To complete the features for the users to manage their licenses and software downloads, we wrote a custom TYPO3 extension to replace the Perl software and integrate with the TYPO3 front end user features.
The Perl software was storing user and license information in a flat file. A relational database is more useful for storing information and offers better structure and retrieval of data. Therefore our solution uses tables in the TYPO3 database for the website, and we extended existing tables and added a new table for licensing data.
The licensing part of the this extension produces a license number for the user calculated from the software version and a key generated by their installation of the nutrition information system software and stores this in the database.
User mini profile and license information.
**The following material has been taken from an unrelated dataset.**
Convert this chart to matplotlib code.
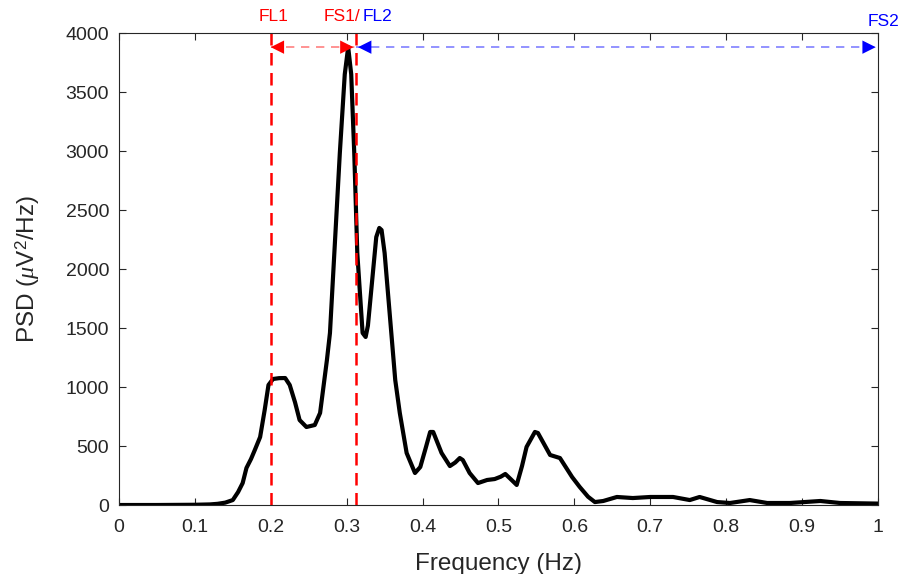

From here, the user can edit their profile or update their license if they are reinstalling the software .
Our client had over 12000 existing users of their software and so their data needed to be imported into the TYPO3 database. We first examined the data in a spreadsheet and tidied it to prevent errors, removing duplicate information and invalid dates. [The Perl software had been wrongly generating invalid dates when the license expired 3 years after a leap day.] We could then map the data in the spreadsheet columns to the columns in the TYPO3 database and import the records.
The new, easier-to-use design and the user focussed features have made the website more useful for our client’s customers. This is reflected in the analytics which show that there has been an increase in the number of both new users and returning users to the website and the amount of time these users are spending on the website. Past analytics show that there are busy periods for the website at different times of the year and some of this increase in website traffic can be attributed to our client’s marketing push, but there is a marked increase compared with the same time period last year.
Google Analytics comparing users from when the new version of the website went live with the same time period of the previous year.
You can view our client’s new version of their website at bebis.com.tr.